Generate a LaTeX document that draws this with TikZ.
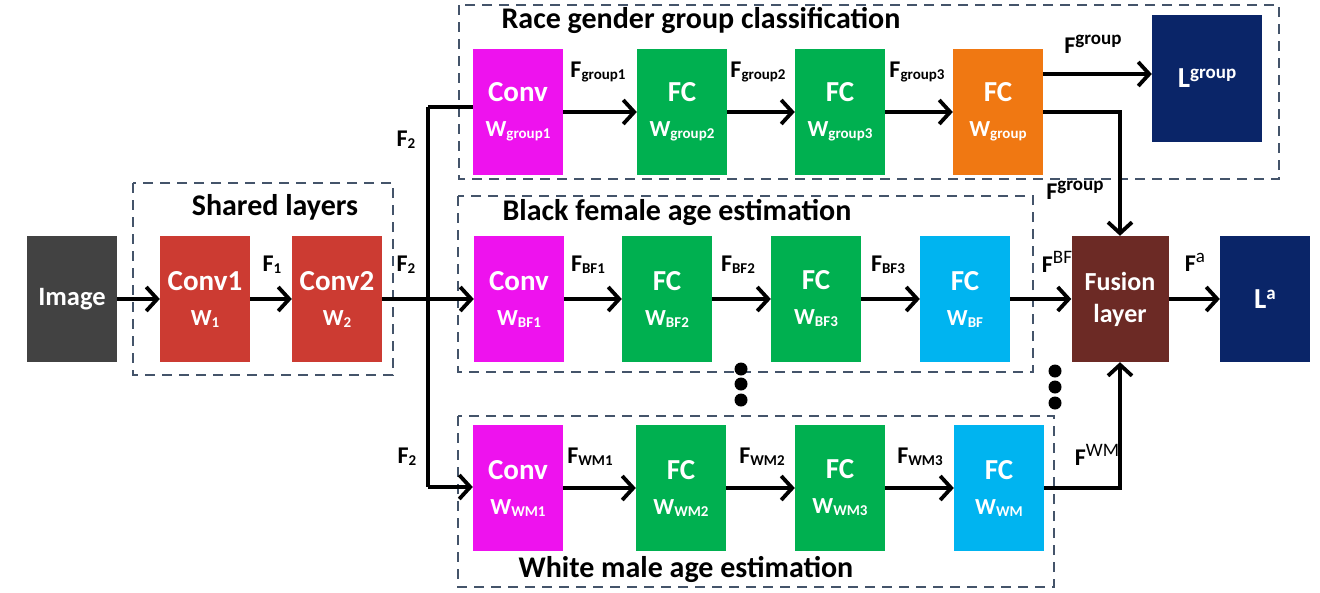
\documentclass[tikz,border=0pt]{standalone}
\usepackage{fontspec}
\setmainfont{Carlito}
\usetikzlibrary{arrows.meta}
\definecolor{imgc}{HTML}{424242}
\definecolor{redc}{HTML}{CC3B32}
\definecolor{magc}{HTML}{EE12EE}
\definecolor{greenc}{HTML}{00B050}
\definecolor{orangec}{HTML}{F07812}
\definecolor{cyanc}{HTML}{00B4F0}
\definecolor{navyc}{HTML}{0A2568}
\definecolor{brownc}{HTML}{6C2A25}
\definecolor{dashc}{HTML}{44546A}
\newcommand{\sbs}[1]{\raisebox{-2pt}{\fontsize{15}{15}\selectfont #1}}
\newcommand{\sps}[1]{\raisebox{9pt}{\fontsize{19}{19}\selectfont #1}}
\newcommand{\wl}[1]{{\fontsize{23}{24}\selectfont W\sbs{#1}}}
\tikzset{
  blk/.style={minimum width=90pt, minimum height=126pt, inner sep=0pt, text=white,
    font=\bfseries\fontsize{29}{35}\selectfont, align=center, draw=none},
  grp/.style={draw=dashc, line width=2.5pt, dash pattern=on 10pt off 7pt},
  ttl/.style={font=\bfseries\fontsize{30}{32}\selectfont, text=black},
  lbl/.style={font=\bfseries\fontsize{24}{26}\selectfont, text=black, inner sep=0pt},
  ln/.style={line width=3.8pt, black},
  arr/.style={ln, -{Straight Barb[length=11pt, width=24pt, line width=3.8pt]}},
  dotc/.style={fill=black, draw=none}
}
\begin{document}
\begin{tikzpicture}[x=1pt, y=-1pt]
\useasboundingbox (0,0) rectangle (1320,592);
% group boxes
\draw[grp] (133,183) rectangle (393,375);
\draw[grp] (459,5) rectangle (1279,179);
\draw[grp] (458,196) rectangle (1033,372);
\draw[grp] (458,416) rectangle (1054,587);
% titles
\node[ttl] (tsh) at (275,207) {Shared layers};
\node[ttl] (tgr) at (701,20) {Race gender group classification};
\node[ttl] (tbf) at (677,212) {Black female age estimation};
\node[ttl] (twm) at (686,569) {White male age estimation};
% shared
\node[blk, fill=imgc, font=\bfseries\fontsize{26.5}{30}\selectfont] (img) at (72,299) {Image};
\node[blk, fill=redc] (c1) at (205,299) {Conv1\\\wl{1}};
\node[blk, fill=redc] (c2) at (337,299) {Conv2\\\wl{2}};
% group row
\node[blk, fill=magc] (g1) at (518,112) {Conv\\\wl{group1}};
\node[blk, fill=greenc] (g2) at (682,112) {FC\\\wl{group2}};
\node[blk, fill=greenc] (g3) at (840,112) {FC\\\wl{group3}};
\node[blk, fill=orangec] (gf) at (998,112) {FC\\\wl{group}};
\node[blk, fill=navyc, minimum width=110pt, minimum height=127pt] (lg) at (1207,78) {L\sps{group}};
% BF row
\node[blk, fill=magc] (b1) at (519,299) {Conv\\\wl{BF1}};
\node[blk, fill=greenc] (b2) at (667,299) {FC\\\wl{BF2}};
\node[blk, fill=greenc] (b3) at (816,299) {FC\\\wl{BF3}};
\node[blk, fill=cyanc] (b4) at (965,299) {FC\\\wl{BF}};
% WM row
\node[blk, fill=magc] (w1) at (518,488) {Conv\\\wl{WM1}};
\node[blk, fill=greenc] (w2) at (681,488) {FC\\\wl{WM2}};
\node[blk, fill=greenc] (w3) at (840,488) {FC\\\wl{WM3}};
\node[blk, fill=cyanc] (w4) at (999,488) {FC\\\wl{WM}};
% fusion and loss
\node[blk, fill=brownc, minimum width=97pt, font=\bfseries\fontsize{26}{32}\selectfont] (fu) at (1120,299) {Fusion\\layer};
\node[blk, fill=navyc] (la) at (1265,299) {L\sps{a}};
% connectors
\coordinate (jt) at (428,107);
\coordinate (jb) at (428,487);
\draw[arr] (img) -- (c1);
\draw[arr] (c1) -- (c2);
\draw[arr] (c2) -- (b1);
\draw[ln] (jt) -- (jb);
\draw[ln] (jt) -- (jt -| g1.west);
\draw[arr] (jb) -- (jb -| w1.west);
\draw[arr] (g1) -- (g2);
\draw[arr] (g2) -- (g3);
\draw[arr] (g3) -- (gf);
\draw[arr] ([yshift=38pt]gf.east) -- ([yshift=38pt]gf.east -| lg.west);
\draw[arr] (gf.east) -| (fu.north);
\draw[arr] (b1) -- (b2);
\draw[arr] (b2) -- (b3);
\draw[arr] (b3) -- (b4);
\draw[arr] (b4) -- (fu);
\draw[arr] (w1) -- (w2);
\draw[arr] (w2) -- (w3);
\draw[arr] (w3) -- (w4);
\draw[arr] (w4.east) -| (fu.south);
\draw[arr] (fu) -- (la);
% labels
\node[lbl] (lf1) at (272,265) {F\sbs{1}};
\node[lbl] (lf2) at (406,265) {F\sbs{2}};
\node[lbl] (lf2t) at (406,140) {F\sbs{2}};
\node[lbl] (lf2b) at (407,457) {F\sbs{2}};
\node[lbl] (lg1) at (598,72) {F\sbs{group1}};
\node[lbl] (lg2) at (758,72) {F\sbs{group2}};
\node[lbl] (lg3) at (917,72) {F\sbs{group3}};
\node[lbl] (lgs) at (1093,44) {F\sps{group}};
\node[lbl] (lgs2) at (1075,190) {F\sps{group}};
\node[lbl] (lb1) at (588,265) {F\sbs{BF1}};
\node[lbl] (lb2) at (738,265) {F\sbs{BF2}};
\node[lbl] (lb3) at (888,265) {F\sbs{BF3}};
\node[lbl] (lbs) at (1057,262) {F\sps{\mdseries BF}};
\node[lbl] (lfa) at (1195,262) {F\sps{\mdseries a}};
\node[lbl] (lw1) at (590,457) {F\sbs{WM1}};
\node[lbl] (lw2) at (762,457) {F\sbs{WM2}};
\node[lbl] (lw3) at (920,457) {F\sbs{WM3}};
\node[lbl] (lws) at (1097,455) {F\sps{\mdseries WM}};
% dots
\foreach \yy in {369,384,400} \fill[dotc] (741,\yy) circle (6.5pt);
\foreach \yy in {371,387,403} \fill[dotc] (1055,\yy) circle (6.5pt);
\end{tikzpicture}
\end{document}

◆ TASK
Reproduce every line above as written, skipping pictures.

◆ REPLY
Generate a LaTeX document that draws this with TikZ.
\documentclass[tikz,border=0pt]{standalone}
\usepackage{fontspec}
\setmainfont{Carlito}
\usetikzlibrary{arrows.meta}
\definecolor{imgc}{HTML}{424242}
\definecolor{redc}{HTML}{CC3B32}
\definecolor{magc}{HTML}{EE12EE}
\definecolor{greenc}{HTML}{00B050}
\definecolor{orangec}{HTML}{F07812}
\definecolor{cyanc}{HTML}{00B4F0}
\definecolor{navyc}{HTML}{0A2568}
\definecolor{brownc}{HTML}{6C2A25}
\definecolor{dashc}{HTML}{44546A}
\newcommand{\sbs}[1]{\raisebox{-2pt}{\fontsize{15}{15}\selectfont #1}}
\newcommand{\sps}[1]{\raisebox{9pt}{\fontsize{19}{19}\selectfont #1}}
\newcommand{\wl}[1]{{\fontsize{23}{24}\selectfont W\sbs{#1}}}
\tikzset{
  blk/.style={minimum width=90pt, minimum height=126pt, inner sep=0pt, text=white,
    font=\bfseries\fontsize{29}{35}\selectfont, align=center, draw=none},
  grp/.style={draw=dashc, line width=2.5pt, dash pattern=on 10pt off 7pt},
  ttl/.style={font=\bfseries\fontsize{30}{32}\selectfont, text=black},
  lbl/.style={font=\bfseries\fontsize{24}{26}\selectfont, text=black, inner sep=0pt},
  ln/.style={line width=3.8pt, black},
  arr/.style={ln, -{Straight Barb[length=11pt, width=24pt, line width=3.8pt]}},
  dotc/.style={fill=black, draw=none}
}
\begin{document}
\begin{tikzpicture}[x=1pt, y=-1pt]
\useasboundingbox (0,0) rectangle (1320,592);
% group boxes
\draw[grp] (133,183) rectangle (393,375);
\draw[grp] (459,5) rectangle (1279,179);
\draw[grp] (458,196) rectangle (1033,372);
\draw[grp] (458,416) rectangle (1054,587);
% titles
\node[ttl] (tsh) at (275,207) {Shared layers};
\node[ttl] (tgr) at (701,20) {Race gender group classification};
\node[ttl] (tbf) at (677,212) {Black female age estimation};
\node[ttl] (twm) at (686,569) {White male age estimation};
% shared
\node[blk, fill=imgc, font=\bfseries\fontsize{26.5}{30}\selectfont] (img) at (72,299) {Image};
\node[blk, fill=redc] (c1) at (205,299) {Conv1\\\wl{1}};
\node[blk, fill=redc] (c2) at (337,299) {Conv2\\\wl{2}};
% group row
\node[blk, fill=magc] (g1) at (518,112) {Conv\\\wl{group1}};
\node[blk, fill=greenc] (g2) at (682,112) {FC\\\wl{group2}};
\node[blk, fill=greenc] (g3) at (840,112) {FC\\\wl{group3}};
\node[blk, fill=orangec] (gf) at (998,112) {FC\\\wl{group}};
\node[blk, fill=navyc, minimum width=110pt, minimum height=127pt] (lg) at (1207,78) {L\sps{group}};
% BF row
\node[blk, fill=magc] (b1) at (519,299) {Conv\\\wl{BF1}};
\node[blk, fill=greenc] (b2) at (667,299) {FC\\\wl{BF2}};
\node[blk, fill=greenc] (b3) at (816,299) {FC\\\wl{BF3}};
\node[blk, fill=cyanc] (b4) at (965,299) {FC\\\wl{BF}};
% WM row
\node[blk, fill=magc] (w1) at (518,488) {Conv\\\wl{WM1}};
\node[blk, fill=greenc] (w2) at (681,488) {FC\\\wl{WM2}};
\node[blk, fill=greenc] (w3) at (840,488) {FC\\\wl{WM3}};
\node[blk, fill=cyanc] (w4) at (999,488) {FC\\\wl{WM}};
% fusion and loss
\node[blk, fill=brownc, minimum width=97pt, font=\bfseries\fontsize{26}{32}\selectfont] (fu) at (1120,299) {Fusion\\layer};
\node[blk, fill=navyc] (la) at (1265,299) {L\sps{a}};
% connectors
\coordinate (jt) at (428,107);
\coordinate (jb) at (428,487);
\draw[arr] (img) -- (c1);
\draw[arr] (c1) -- (c2);
\draw[arr] (c2) -- (b1);
\draw[ln] (jt) -- (jb);
\draw[ln] (jt) -- (jt -| g1.west);
\draw[arr] (jb) -- (jb -| w1.west);
\draw[arr] (g1) -- (g2);
\draw[arr] (g2) -- (g3);
\draw[arr] (g3) -- (gf);
\draw[arr] ([yshift=38pt]gf.east) -- ([yshift=38pt]gf.east -| lg.west);
\draw[arr] (gf.east) -| (fu.north);
\draw[arr] (b1) -- (b2);
\draw[arr] (b2) -- (b3);
\draw[arr] (b3) -- (b4);
\draw[arr] (b4) -- (fu);
\draw[arr] (w1) -- (w2);
\draw[arr] (w2) -- (w3);
\draw[arr] (w3) -- (w4);
\draw[arr] (w4.east) -| (fu.south);
\draw[arr] (fu) -- (la);
% labels
\node[lbl] (lf1) at (272,265) {F\sbs{1}};
\node[lbl] (lf2) at (406,265) {F\sbs{2}};
\node[lbl] (lf2t) at (406,140) {F\sbs{2}};
\node[lbl] (lf2b) at (407,457) {F\sbs{2}};
\node[lbl] (lg1) at (598,72) {F\sbs{group1}};
\node[lbl] (lg2) at (758,72) {F\sbs{group2}};
\node[lbl] (lg3) at (917,72) {F\sbs{group3}};
\node[lbl] (lgs) at (1093,44) {F\sps{group}};
\node[lbl] (lgs2) at (1075,190) {F\sps{group}};
\node[lbl] (lb1) at (588,265) {F\sbs{BF1}};
\node[lbl] (lb2) at (738,265) {F\sbs{BF2}};
\node[lbl] (lb3) at (888,265) {F\sbs{BF3}};
\node[lbl] (lbs) at (1057,262) {F\sps{\mdseries BF}};
\node[lbl] (lfa) at (1195,262) {F\sps{\mdseries a}};
\node[lbl] (lw1) at (590,457) {F\sbs{WM1}};
\node[lbl] (lw2) at (762,457) {F\sbs{WM2}};
\node[lbl] (lw3) at (920,457) {F\sbs{WM3}};
\node[lbl] (lws) at (1097,455) {F\sps{\mdseries WM}};
% dots
\foreach \yy in {369,384,400} \fill[dotc] (741,\yy) circle (6.5pt);
\foreach \yy in {371,387,403} \fill[dotc] (1055,\yy) circle (6.5pt);
\end{tikzpicture}
\end{document}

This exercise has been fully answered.